Protocol to study cytoskeleton at molecular level with cryo-electron microscopy (cryo-EM)

Project lead: Antonio Martínez Sánchez, University of Murcia

Participating universities: University of Cologne, University of Konstanz, University of Murcia, Nantes Université

General Overview

Cytoskeletal disorders underlie many of the leading causes of non-infectious disease and death, including cardiovascular disease, neurodegeneration, invasive cancers, cirrhosis, pulmonary fibrosis, and blistering skin diseases, among many others.  This project will bring together a network of researchers who will produce preliminary data and protocols to combat issues of analysing cytoskeletal components, initially in vitro.

Purpose and Significance

The cytoskeleton is an essential and extensive component of cells (over 80% in some cases). Due to the size, dynamics and filamentous nature of cytoskeletal components, traditional methods used to obtain atomic resolution models of protein systems such as X-ray crystallography and NMR do not suffice. Furthermore, although recent advances in cryo-EM allow for the atomic resolution of larger complex assemblies, it remains technically challenging to apply this method to the structural elucidation of complexes decorating cytoskeleton filament networks. Therefore, there is a pressing need for methodological developments within cryo-electron microscopy (cryo-EM), which can tackle issues involved in imaging cytoskeletal complexes ex vivo. Solving these issues is critical for the development of new therapies.

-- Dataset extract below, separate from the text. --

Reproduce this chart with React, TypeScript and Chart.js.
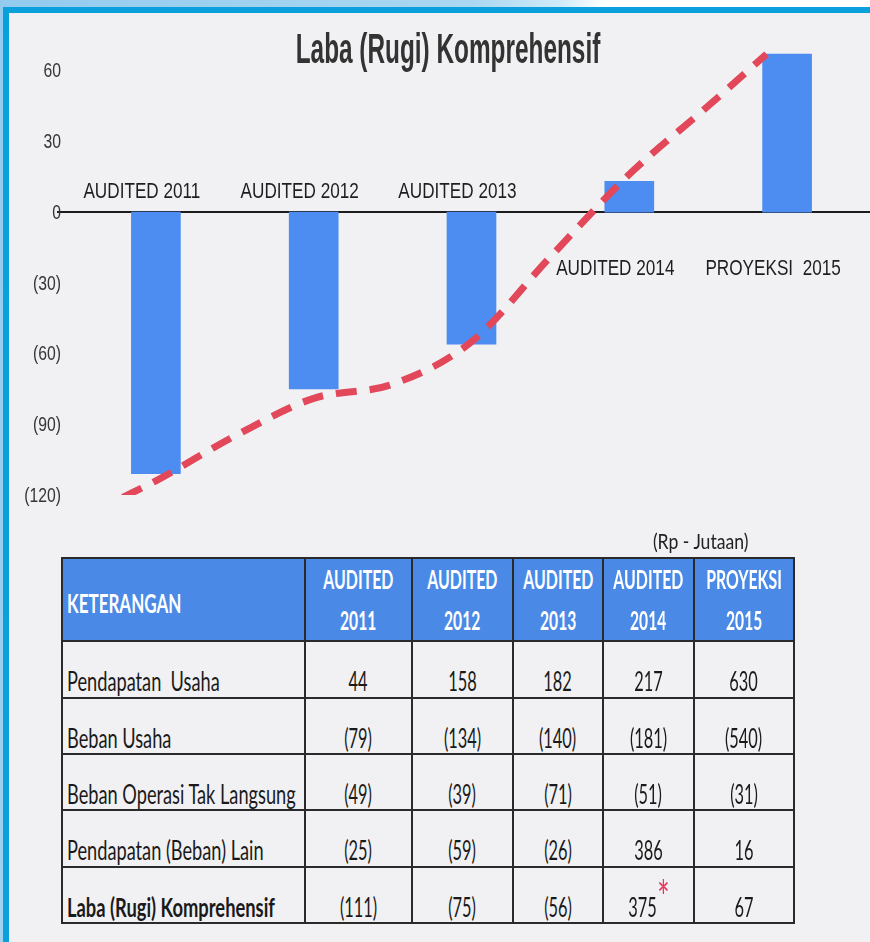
import React, { useEffect, useRef } from 'react';
import { Chart, registerables } from 'chart.js';

Chart.register(...registerables);

// ---------- data ----------
const chartTitle = 'Laba (Rugi) Komprehensif';
const categories = ['AUDITED 2011', 'AUDITED 2012', 'AUDITED 2013', 'AUDITED 2014', 'PROYEKSI  2015'];
const labaValues = [-111, -75, -56, 13, 67];
const trendIndex = [-0.21, 0, 0.5, 1, 1.5, 2, 2.5, 3, 3.5, 3.87];
const trendValues = [-121, -114, -95, -79, -73, -55, -19, 16, 45, 67];
const yTicks = [60, 30, 0, -30, -60, -90, -120];

const unitNote = '(Rp - Jutaan)';
const headerFirst = 'KETERANGAN';
const headerTop = ['AUDITED', 'AUDITED', 'AUDITED', 'AUDITED', 'PROYEKSI'];
const headerYears = ['2011', '2012', '2013', '2014', '2015'];
const rowLabels = [
  'Pendapatan  Usaha',
  'Beban Usaha',
  'Beban Operasi Tak Langsung',
  'Pendapatan (Beban) Lain',
  'Laba (Rugi) Komprehensif',
];
const pendapatanUsaha = ['44', '158', '182', '217', '630'];
const bebanUsaha = ['(79)', '(134)', '(140)', '(181)', '(540)'];
const bebanOperasi = ['(49)', '(39)', '(71)', '(51)', '(31)'];
const pendapatanLain = ['(25)', '(59)', '(26)', '386', '16'];
const labaKomprehensif = ['(111)', '(75)', '(56)', '375', '67'];
const tableRows = [pendapatanUsaha, bebanUsaha, bebanOperasi, pendapatanLain, labaKomprehensif];
const markedCell = { row: 4, col: 3 };

// ---------- styles ----------
const SANS = "'Liberation Sans', Arial, sans-serif";
const TABLE_FONT = "Lato, 'Open Sans', sans-serif";
const BAR_BLUE = '#4d8cf0';
const HEAD_BLUE = '#4a8ae6';
const PAPER = '#f1f1f3';
const LINE_DARK = '#2a2a2a';

const fmtTick = (v: number) => (v < 0 ? `(${-v})` : `${v}`);

function squeezedText(ctx: any, text: string, x: number, y: number, sx: number) {
  ctx.save();
  ctx.translate(x, y);
  ctx.scale(sx, 1);
  ctx.fillText(text, 0, 0);
  ctx.restore();
}

const overlayPlugin = {
  id: 'overlay',
  beforeDatasetsDraw(chart: any) {
    const { ctx, chartArea, scales } = chart;
    const y0 = scales.y.getPixelForValue(0);
    ctx.save();
    ctx.strokeStyle = '#1c1c1c';
    ctx.lineWidth = 2;
    ctx.beginPath();
    ctx.moveTo(chartArea.left - 20, y0);
    ctx.lineTo(chart.width, y0);
    ctx.stroke();
    ctx.restore();
  },
  afterDraw(chart: any) {
    const { ctx, scales, chartArea } = chart;
    const x = scales.x;
    const y = scales.y;
    const y0 = y.getPixelForValue(0);

    // y tick labels
    ctx.save();
    ctx.font = `21px ${SANS}`;
    ctx.fillStyle = '#363636';
    ctx.textAlign = 'right';
    ctx.textBaseline = 'middle';
    yTicks.forEach((v) => {
      squeezedText(ctx, fmtTick(v), chartArea.left - 16, y.getPixelForValue(v) + 1, 0.75);
    });
    ctx.restore();

    // category labels
    ctx.save();
    ctx.font = `22px ${SANS}`;
    ctx.fillStyle = '#1e1e1e';
    ctx.textAlign = 'center';
    ctx.textBaseline = 'alphabetic';
    categories.forEach((c, i) => {
      const px = x.getPixelForValue(i) - 14;
      const py = labaValues[i] < 0 ? y0 - 14 : y0 + 63;
      squeezedText(ctx, c, px, py, 0.78);
    });
    ctx.restore();

    // title
    ctx.save();
    ctx.font = `bold 42px ${SANS}`;
    ctx.fillStyle = '#333';
    ctx.textAlign = 'center';
    ctx.textBaseline = 'alphabetic';
    squeezedText(ctx, chartTitle, chart.width / 2 + 13, 63, 0.58);
    ctx.restore();
  },
};

function Sq({ children, s = 0.74, origin = 'center', style = {} }: any) {
  return (
    <span
      style={{
        display: 'inline-block',
        flex: 'none',
        transform: `scaleX(${s})`,
        transformOrigin: origin,
        whiteSpace: 'pre',
        ...style,
      }}
    >
      {children}
    </span>
  );
}

function ChartCanvas() {
  const ref = useRef<HTMLCanvasElement | null>(null);
  useEffect(() => {
    if (!ref.current) return;
    const chart = new Chart(ref.current, {
      type: 'bar',
      data: {
        labels: categories,
        datasets: [
          {
            type: 'line',
            data: trendIndex.map((v, i) => ({ x: v, y: trendValues[i] })),
            xAxisID: 'x2',
            yAxisID: 'y',
            borderColor: '#e2475a',
            borderWidth: 7,
            borderDash: [21, 13],
            borderCapStyle: 'butt',
            pointRadius: 0,
            cubicInterpolationMode: 'monotone',
            fill: false,
            order: 0,
          } as any,
          {
            type: 'bar',
            data: labaValues,
            xAxisID: 'x',
            yAxisID: 'y',
            backgroundColor: BAR_BLUE,
            barThickness: 49,
            grouped: false,
            order: 1,
          } as any,
        ],
      },
      options: {
        animation: false,
        responsive: false,
        maintainAspectRatio: false,
        layout: { padding: { top: 47, right: 4, bottom: 35, left: 0 } },
        plugins: {
          legend: { display: false },
          tooltip: { enabled: false },
          title: { display: false },
        },
        scales: {
          x: { type: 'category', display: false, offset: true },
          x2: { type: 'linear', display: false, offset: false, min: -0.5, max: 4.5, grace: 0 },
          y: {
            min: -120,
            max: 70,
            grid: { display: false, drawTicks: false },
            border: { display: false },
            afterBuildTicks: (s: any) => {
              s.ticks = yTicks.map((v) => ({ value: v }));
            },
            afterFit: (s: any) => {
              s.width = 77;
            },
            ticks: { display: false },
          },
        },
      } as any,
      plugins: [overlayPlugin],
    });
    return () => chart.destroy();
  }, []);
  return (
    <canvas
      ref={ref}
      width={870}
      height={530}
      style={{ position: 'absolute', left: 0, top: 0, width: 870, height: 530 }}
    />
  );
}

const colWidths = [241, 105, 99, 88, 89, 98];
const rowHeights = [81, 55, 54, 54, 55, 54];

function DataTable() {
  const cellBase: any = {
    background: PAPER,
    display: 'flex',
    alignItems: 'center',
    overflow: 'visible',
    color: '#1a1a1a',
    fontFamily: TABLE_FONT,
    minWidth: 0,
  };
  const lineBox: any = {
    height: 41,
    lineHeight: '41px',
    width: '100%',
    display: 'flex',
    justifyContent: 'center',
  };
  const cells: any[] = [];
  cells.push(
    <div
      key="h0"
      style={{
        ...cellBase,
        background: HEAD_BLUE,
        color: '#fff',
        fontWeight: 700,
        fontSize: 27,
        paddingLeft: 4,
        paddingTop: 6,
        justifyContent: 'flex-start',
      }}
    >
      <Sq s={0.63} origin="left">{headerFirst}</Sq>
    </div>
  );
  headerTop.forEach((t, i) => {
    cells.push(
      <div
        key={'h' + (i + 1)}
        style={{
          ...cellBase,
          background: HEAD_BLUE,
          color: '#fff',
          fontWeight: 700,
          fontSize: 26,
          flexDirection: 'column',
          justifyContent: 'center',
          paddingTop: 1,
        }}
      >
        <div style={lineBox}>
          <Sq s={0.61}>{t}</Sq>
        </div>
        <div style={lineBox}>
          <Sq s={0.6}>{headerYears[i]}</Sq>
        </div>
      </div>
    );
  });
  rowLabels.forEach((label, r) => {
    const bold = r === rowLabels.length - 1;
    cells.push(
      <div
        key={'l' + r}
        style={{
          ...cellBase,
          fontSize: 26,
          fontWeight: bold ? 700 : 400,
          paddingLeft: 4,
          paddingTop: 23,
          justifyContent: 'flex-start',
        }}
      >
        <Sq s={bold ? 0.705 : 0.7} origin="left">{label}</Sq>
      </div>
    );
    tableRows[r].forEach((v, c) => {
      const marked = r === markedCell.row && c === markedCell.col;
      cells.push(
        <div
          key={'c' + r + '-' + c}
          style={{ ...cellBase, fontSize: 26, paddingTop: 23, justifyContent: 'center' }}
        >
          <Sq s={0.63}>
            {v}
            {marked ? (
              <span style={{ color: '#e8365d', fontSize: 46, position: 'relative', top: -3, lineHeight: '10px', marginLeft: 1 }}>*</span>
            ) : null}
          </Sq>
        </div>
      );
    });
  });
  return (
    <div
      style={{
        position: 'absolute',
        left: 61,
        top: 557,
        padding: 2,
        background: LINE_DARK,
        display: 'grid',
        gridTemplateColumns: colWidths.map((w) => w + 'px').join(' '),
        gridTemplateRows: rowHeights.map((h) => h + 'px').join(' '),
        gap: 2,
      }}
    >
      {cells}
    </div>
  );
}

export default function App() {
  return (
    <div
      style={{
        position: 'absolute',
        left: 0,
        top: 0,
        width: 870,
        height: 942,
        overflow: 'hidden',
        background: 'linear-gradient(105deg, #93cbee 0%, #aad7f1 42%, #cfeaf8 50%, #ffffff 54%)',
      }}
    >
      <div
        style={{
          position: 'absolute',
          left: 3,
          top: 7,
          right: 0,
          bottom: 0,
          borderLeft: '6px solid #0aa0dc',
          borderTop: '6px solid #0aa0dc',
          background: PAPER,
        }}
      />
      <ChartCanvas />
      <div
        style={{
          position: 'absolute',
          right: 870 - 748,
          top: 526,
          fontFamily: TABLE_FONT,
          fontSize: 22,
          color: '#222',
          lineHeight: '30px',
        }}
      >
        <Sq s={0.8} origin="right">{unitNote}</Sq>
      </div>
      <DataTable />
    </div>
  );
}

Implementation Method and Timeline

Partners will contribute as follows: analysis by researchers from Nantes of the dynamic complex components will be combined with state-of-the-art cryo-EM methods and infrastructure in Cologne, together with the development of tailored algorithms to solve current methodological bottlenecks by researchers in Murcia. To establish the above protocols and generate data relevant to human health, samples of a novel actin binding protein complex of medical significance will be produced for this network by the University of Konstanz.

Expected Outcomes

The establishment of these techniques and network will allow the analysis of cryo-EM data, with a particular view to analyse specialised cytoskeletal formations such as sarcomere- and axon-based cell signalling assemblies. Regulatory signalosomes in these systems comprise important biomedical targets, but their analyses are complicated by the extensive molecular crowding occurring in these para-crystalline architectures. Thus, developments in this network will help to facilitate and accelerate the application of the latest powerful EM methodologies to a system of high physiological and biomedical significance that currently remains poorly accessible to study.